We recently spent ten days in The Netherlands and thoroughly enjoyed our stay in Amsterdam and Rotterdam, two very different cities united by their easy-going feel and superb transport systems. Pedestrians, bikes and trams are given just as high a status as cars, and the result is a thoroughly civilized and less polluted urban experience. That and regular portions of apple pie with whipped cream made for a very pleasant trip.
While there, I read Herman Koch‘s bestseller The Dinner (Het Diner), which was published in 2009 and has been translated into over twenty languages. It was an interesting reading experience, as the image it presented of Dutch society felt totally at odds with the tolerant and relaxed society I was seeing around me.

The Dinner (trans. by Sam Garrett, Atlantic Books, 2012) depicts the events of one evening, interspersed with flashbacks, during which brothers Paul and Serge Lohman and their wives Claire and Babette meet for a posh dinner in Amsterdam. While seemingly two affluent and civilized couples enjoying gourmet food, the truth is somewhat different: the purpose of their meeting is to discuss how to deal with their teenage sons, who recently committed a shocking crime. No one yet knows the identity of the culprits, and so the question is how to proceed. Needless to say, there is some disagreement among the four, which ends up casting the Dutch middle classes in a rather unfavourable light.
Like the novellas of French author Pascal Garnier, The Dinner reveals the savagery lurking beneath the civilized exterior of polite society, its capacity for violence when threatened, and its willingness to sacrifice others in order to protect its own.

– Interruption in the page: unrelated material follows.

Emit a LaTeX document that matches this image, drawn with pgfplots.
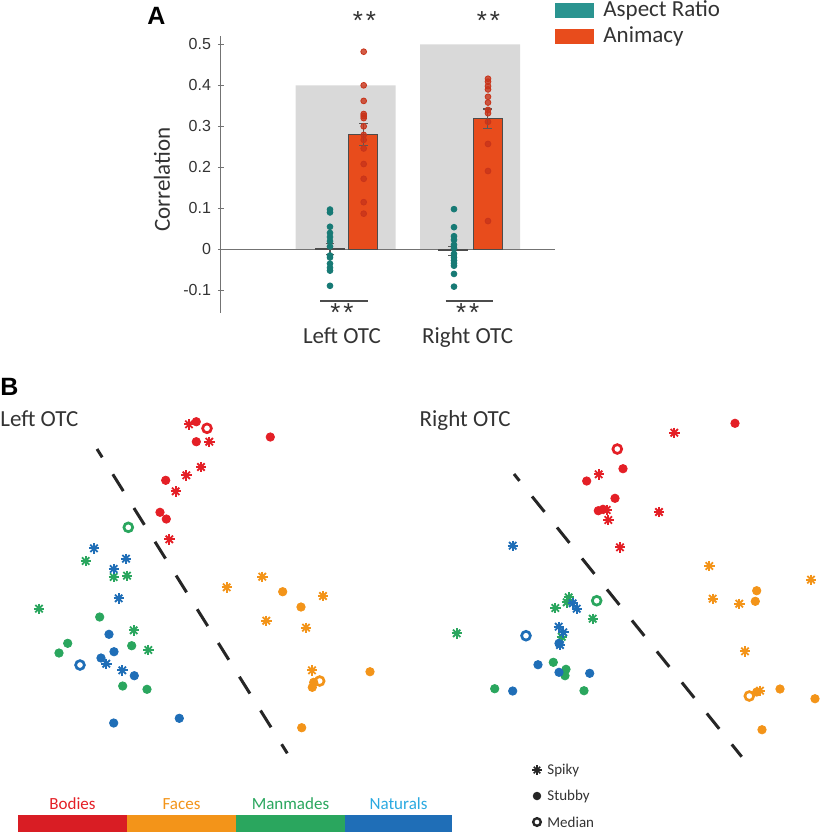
\documentclass[border=0pt]{standalone}
\usepackage{pgfplots}
\pgfplotsset{compat=1.18}
\usepackage{fontspec}
\setmainfont{Carlito}
\newfontfamily\arialf{Liberation Sans}
\definecolor{legteal}{HTML}{2A9490}
\definecolor{dotteal}{HTML}{177A75}
\definecolor{barred}{HTML}{E84C1C}
\definecolor{dotred}{HTML}{C8341A}
\definecolor{cred}{HTML}{E41F26}
\definecolor{corange}{HTML}{F39419}
\definecolor{cgreen}{HTML}{2AA65E}
\definecolor{cblue}{HTML}{1F6EB7}
\definecolor{txt}{HTML}{333333}
\pgfplotsset{
  spk/.style={only marks, mark size=2.6pt, mark options={line width=0.9pt}},
  stb/.style={only marks, mark=*, mark size=2.1pt, mark options={draw=none}},
  med/.style={only marks, mark=o, mark size=2.2pt, mark options={line width=1.35pt, fill=white}},
}
\begin{document}
\begin{tikzpicture}
\useasboundingbox (0pt,0pt) rectangle (410pt,-416pt);
% ---------------- Panel A ----------------
\begin{axis}[
  at={(110.5pt,-156.43pt)}, anchor=south west,
  scale only axis, width=167pt, height=138.375pt,
  xmin=221, xmax=555, ymin=-0.155, ymax=0.52,
  axis x line=none, axis y line*=left,
  axis line style={-, draw=black!55, line width=0.5pt},
  ytick={-0.1,0,0.1,0.2,0.3,0.4,0.5},
  tick align=center, major tick length=3pt,
  tick style={draw=black!55, line width=0.5pt},
  /pgf/number format/assume math mode=true,
  yticklabel style={font=\arialf\fontsize{8pt}{9pt}\selectfont, text=txt,
    /pgf/number format/fixed, /pgf/number format/precision=1},
  clip=false,
]
\addplot[ybar, bar width=100, bar shift=0pt, fill=black!15, draw=none] coordinates {(345.7,0.4) (470,0.5)};
\addplot[black!55, line width=0.6pt] coordinates {(221,0) (555,0)};
\addplot[ybar, bar width=29, bar shift=0pt, fill=legteal, draw=black!70, line width=0.5pt] coordinates {(330,0.001) (452.5,-0.004)};
\addplot[ybar, bar width=29, bar shift=0pt, fill=barred, draw=black!70, line width=0.5pt] coordinates {(363.5,0.28) (487.5,0.318)};
% individual dots
\addplot[only marks, mark=*, mark size=1.45pt, color=dotteal, mark options={draw=none}] coordinates {
(330,0.097) (330,0.09) (330,0.055) (330,0.04) (330,0.03) (330,0.02) (330,0.007)
(330,-0.015) (330,-0.02) (330,-0.035) (330,-0.045) (330,-0.052) (330,-0.089)};
\addplot[only marks, mark=*, mark size=1.45pt, color=dotteal, mark options={draw=none}] coordinates {
(454,0.098) (454,0.054) (454,0.032) (454,0.023) (454,0.011) (454,0.003) (454,-0.011)
(454,-0.02) (454,-0.027) (454,-0.034) (454,-0.04) (454,-0.06) (454,-0.091)};
\addplot[only marks, mark=*, mark size=1.45pt, color=dotred, mark options={draw=none, fill opacity=0.8}] coordinates {
(363.7,0.482) (363.7,0.40) (363.7,0.362) (363.7,0.33) (363.7,0.325) (363.7,0.32) (363.7,0.30)
(363.7,0.279) (363.7,0.267) (363.7,0.246) (363.7,0.208) (363.7,0.172) (363.7,0.115) (363.7,0.087)};
\addplot[only marks, mark=*, mark size=1.45pt, color=dotred, mark options={draw=none, fill opacity=0.8}] coordinates {
(488,0.416) (488,0.409) (488,0.398) (488,0.39) (488,0.372) (488,0.358) (488,0.34)
(488,0.332) (488,0.311) (488,0.257) (488,0.191) (488,0.069)};
% error bars
\addplot[draw=none, mark=none, error bars/.cd, y dir=both, y explicit,
  error bar style={draw=black!65, line width=0.6pt},
  error mark options={draw=black!65, rotate=90, mark size=2.2pt, line width=0.6pt}] coordinates {
(330,0.001) +- (0,0.013) (452.5,-0.0045) +- (0,0.0115) (363.5,0.28) +- (0,0.027) (487.5,0.318) +- (0,0.024)};
\end{axis}
% ---------------- Overlay (pixel coordinates) ----------------
\begin{axis}[
  at={(0pt,0pt)}, anchor=north west,
  scale only axis, width=410pt, height=416pt,
  xmin=0, xmax=820, ymin=0, ymax=832, y dir=reverse,
  hide axis, clip=false,
]
% Panel A texts
\node[font=\arialf\bfseries\fontsize{12.5pt}{14pt}\selectfont, anchor=base west, inner sep=0pt] at (axis cs:147,24) {A};
\node[font=\fontsize{11.5pt}{13pt}\selectfont, text=txt, rotate=90] at (axis cs:162,179.5) {Correlation};
\node[font=\fontsize{11.5pt}{13pt}\selectfont, text=txt, anchor=base] at (axis cs:342,343) {Left OTC};
\node[font=\fontsize{11.5pt}{13pt}\selectfont, text=txt, anchor=base] at (axis cs:467.7,343) {Right OTC};
\node[font=\arialf\fontsize{13pt}{14pt}\selectfont, text=txt] at (axis cs:364.5,21) {*\kern1.5pt*};
\node[font=\arialf\fontsize{13pt}{14pt}\selectfont, text=txt] at (axis cs:488.5,21) {*\kern1.5pt*};
\node[font=\arialf\fontsize{13pt}{14pt}\selectfont, text=txt] at (axis cs:342,313) {*\kern1.5pt*};
\node[font=\arialf\fontsize{13pt}{14pt}\selectfont, text=txt] at (axis cs:467.7,313) {*\kern1.5pt*};
\addplot[black!70, line width=0.7pt] coordinates {(320,301) (368,301)};
\addplot[black!70, line width=0.7pt] coordinates {(445.7,301) (493,301)};
% Panel A legend
\addplot[fill=legteal, draw=none] coordinates {(555,3) (594,3) (594,18) (555,18)} -- cycle;
\addplot[fill=barred, draw=none] coordinates {(555,29) (594,29) (594,44) (555,44)} -- cycle;
\node[font=\fontsize{11.5pt}{13pt}\selectfont, text=txt, anchor=west, inner sep=0pt] at (axis cs:603,10.5) {Aspect Ratio};
\node[font=\fontsize{11.5pt}{13pt}\selectfont, text=txt, anchor=west, inner sep=0pt] at (axis cs:603,36.5) {Animacy};
% Panel B texts
\node[font=\arialf\bfseries\fontsize{12.5pt}{14pt}\selectfont, anchor=base west, inner sep=0pt] at (axis cs:0,395) {B};
\node[font=\fontsize{11.5pt}{13pt}\selectfont, text=txt, anchor=base west, inner sep=0pt] at (axis cs:0,426.7) {Left OTC};
\node[font=\fontsize{11.5pt}{13pt}\selectfont, text=txt, anchor=base west, inner sep=0pt] at (axis cs:419.3,426.7) {Right OTC};
% dashed boundaries
\addplot[black!85, line width=1.5pt, dash pattern=on 9.9pt off 10pt, dash phase=5pt] coordinates {(97,449) (287.3,753.3)};
\addplot[black!85, line width=1.5pt, dash pattern=on 9.9pt off 10pt, dash phase=5.5pt] coordinates {(514,474) (741.7,756.7)};
% ---- Left OTC scatter ----
% Bodies
\addplot[spk, color=cred, mark=+] coordinates {(189,424.3) (209.3,441.7) (201,467) (186.3,475.3) (175.7,491.3) (169.3,539.3)};
\addplot[spk, color=cred, mark=x] coordinates {(189,424.3) (209.3,441.7) (201,467) (186.3,475.3) (175.7,491.3) (169.3,539.3)};
\addplot[stb, color=cred] coordinates {(196.3,421.7) (196.3,441.7) (270.3,437) (165.7,480.3) (160,512.3) (166.3,519)};
\addplot[med, color=cred] coordinates {(207,428.3)};
% Faces
\addplot[spk, color=corange, mark=+] coordinates {(226.7,587.3) (262.3,576.7) (323,596) (266.3,620.7) (306,627.7) (312,670.3)};
\addplot[spk, color=corange, mark=x] coordinates {(226.7,587.3) (262.3,576.7) (323,596) (266.3,620.7) (306,627.7) (312,670.3)};
\addplot[stb, color=corange] coordinates {(282.7,591.7) (301,607) (370,671.7) (313.7,682.3) (312.3,687.3) (301.7,727.7)};
\addplot[med, color=corange] coordinates {(319.7,681)};
% Manmades
\addplot[spk, color=cgreen, mark=+] coordinates {(85.7,561) (113.7,577) (127,575.7) (39,608.7) (133.7,630.3) (148.3,650)};
\addplot[spk, color=cgreen, mark=x] coordinates {(85.7,561) (113.7,577) (127,575.7) (39,608.7) (133.7,630.3) (148.3,650)};
\addplot[stb, color=cgreen] coordinates {(99.7,617) (67.7,643.3) (59,653) (131.7,645.7) (122.7,686) (147,689.3)};
\addplot[med, color=cgreen] coordinates {(128.3,527.3)};
% Naturals
\addplot[spk, color=cblue, mark=+] coordinates {(94,548.3) (126,558.7) (113.7,569) (118.7,598.3) (106.3,663.7) (122.3,670.3)};
\addplot[spk, color=cblue, mark=x] coordinates {(94,548.3) (126,558.7) (113.7,569) (118.7,598.3) (106.3,663.7) (122.3,670.3)};
\addplot[stb, color=cblue] coordinates {(109,634.3) (114,651.7) (101,658) (134.3,675.7) (113.7,723) (179.3,718.3)};
\addplot[med, color=cblue] coordinates {(80,665)};
% ---- Right OTC scatter ----
\addplot[spk, color=cred, mark=+] coordinates {(674.3,432.7) (598.7,474.3) (659,512) (606.7,510) (608.3,520) (620,547.3)};
\addplot[spk, color=cred, mark=x] coordinates {(674.3,432.7) (598.7,474.3) (659,512) (606.7,510) (608.3,520) (620,547.3)};
\addplot[stb, color=cred] coordinates {(735,423.3) (623,468.7) (586.7,481) (615,498.3) (598.3,510.7) (603,509.3)};
\addplot[med, color=cred] coordinates {(617.3,449)};
\addplot[spk, color=corange, mark=+] coordinates {(709.3,566) (811,579.7) (712.7,598.7) (739.3,603.7) (745,651.3) (760,690.7)};
\addplot[spk, color=corange, mark=x] coordinates {(709.3,566) (811,579.7) (712.7,598.7) (739.3,603.7) (745,651.3) (760,690.7)};
\addplot[stb, color=corange] coordinates {(756.7,590.7) (755.3,601.3) (780,689) (815,698.7) (756.7,692) (762,729.7)};
\addplot[med, color=corange] coordinates {(749.3,696)};
\addplot[spk, color=cgreen, mark=+] coordinates {(456.7,633.3) (555.3,608) (568.7,597.3) (566.7,602.3) (592.7,618.7) (561.7,636.7)};
\addplot[spk, color=cgreen, mark=x] coordinates {(456.7,633.3) (555.3,608) (568.7,597.3) (566.7,602.3) (592.7,618.7) (561.7,636.7)};
\addplot[stb, color=cgreen] coordinates {(494.7,688.7) (553.3,662.3) (566,669.3) (565,675.7) (584,690.7)};
\addplot[med, color=cgreen] coordinates {(596.7,600.7)};
\addplot[spk, color=cblue, mark=+] coordinates {(512.7,545.7) (572.7,603.3) (576.7,608.7) (558.7,626.7) (563.3,632.3) (560,645)};
\addplot[spk, color=cblue, mark=x] coordinates {(512.7,545.7) (572.7,603.3) (576.7,608.7) (558.7,626.7) (563.3,632.3) (560,645)};
\addplot[stb, color=cblue] coordinates {(559,643.3) (538,664.7) (559,672.3) (512.7,691) (589.7,673.3)};
\addplot[med, color=cblue] coordinates {(526,635.7)};
% ---- colour key ----
\addplot[fill=cred!95!black, draw=none] coordinates {(18,815) (127,815) (127,832) (18,832)} -- cycle;
\addplot[fill=corange, draw=none] coordinates {(127,815) (236,815) (236,832) (127,832)} -- cycle;
\addplot[fill=cgreen, draw=none] coordinates {(236,815) (345,815) (345,832) (236,832)} -- cycle;
\addplot[fill=cblue, draw=none] coordinates {(345,815) (452,815) (452,832) (345,832)} -- cycle;
\node[font=\fontsize{8.5pt}{10pt}\selectfont, text=cred] at (axis cs:72.5,804) {Bodies};
\node[font=\fontsize{8.5pt}{10pt}\selectfont, text=corange] at (axis cs:181.5,804) {Faces};
\node[font=\fontsize{8.5pt}{10pt}\selectfont, text=cgreen] at (axis cs:290.5,804) {Manmades};
\node[font=\fontsize{8.5pt}{10pt}\selectfont, text={rgb,255:red,42;green,169;blue,224}] at (axis cs:398.5,804) {Naturals};
% ---- marker legend ----
\addplot[only marks, color=black!85, mark=+, mark size=2.3pt, mark options={line width=0.8pt}] coordinates {(537,770)};
\addplot[only marks, color=black!85, mark=x, mark size=2.3pt, mark options={line width=0.8pt}] coordinates {(537,770)};
\addplot[only marks, color=black!85, mark=*, mark size=1.9pt, mark options={draw=none}] coordinates {(537,796)};
\addplot[only marks, color=black!85, mark=o, mark size=1.9pt, mark options={line width=1.2pt}] coordinates {(537,822)};
\node[font=\fontsize{7.5pt}{9pt}\selectfont, text=txt, anchor=west, inner sep=0pt] at (axis cs:547,770) {Spiky};
\node[font=\fontsize{7.5pt}{9pt}\selectfont, text=txt, anchor=west, inner sep=0pt] at (axis cs:547,796) {Stubby};
\node[font=\fontsize{7.5pt}{9pt}\selectfont, text=txt, anchor=west, inner sep=0pt] at (axis cs:547,822) {Median};
\end{axis}
\end{tikzpicture}
\end{document}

While a targeted critique of Dutch society, the novel also raises plenty of questions about class, parenting, family relations, moral choices, the individual’s capacity for violence, the nature vs nurture debate, and the fragility of liberal values. It’s a compelling and unsettling read.
A Dutch film adaptation of The Dinner appeared in 2013, and Cate Blanchett is set to make her directorial debut with an English-language adaptation soon.
Reading Koch’s work has whetted my appetite for more Dutch crime fiction. In particular, I’ve got my eyes on Harry Mulisch’s The Assault (1985), a hybrid crime novel that explores the repercussions of a resistance assassination in occupied Holland in 1945. (Mulisch is one of The Netherland’s best-known writers and died aged 83 in 2010 – see his obituary here). An excellent CrimeTime overview of Dutch crime fiction has also given me some useful pointers – ‘Crime Scene: The Netherlands’.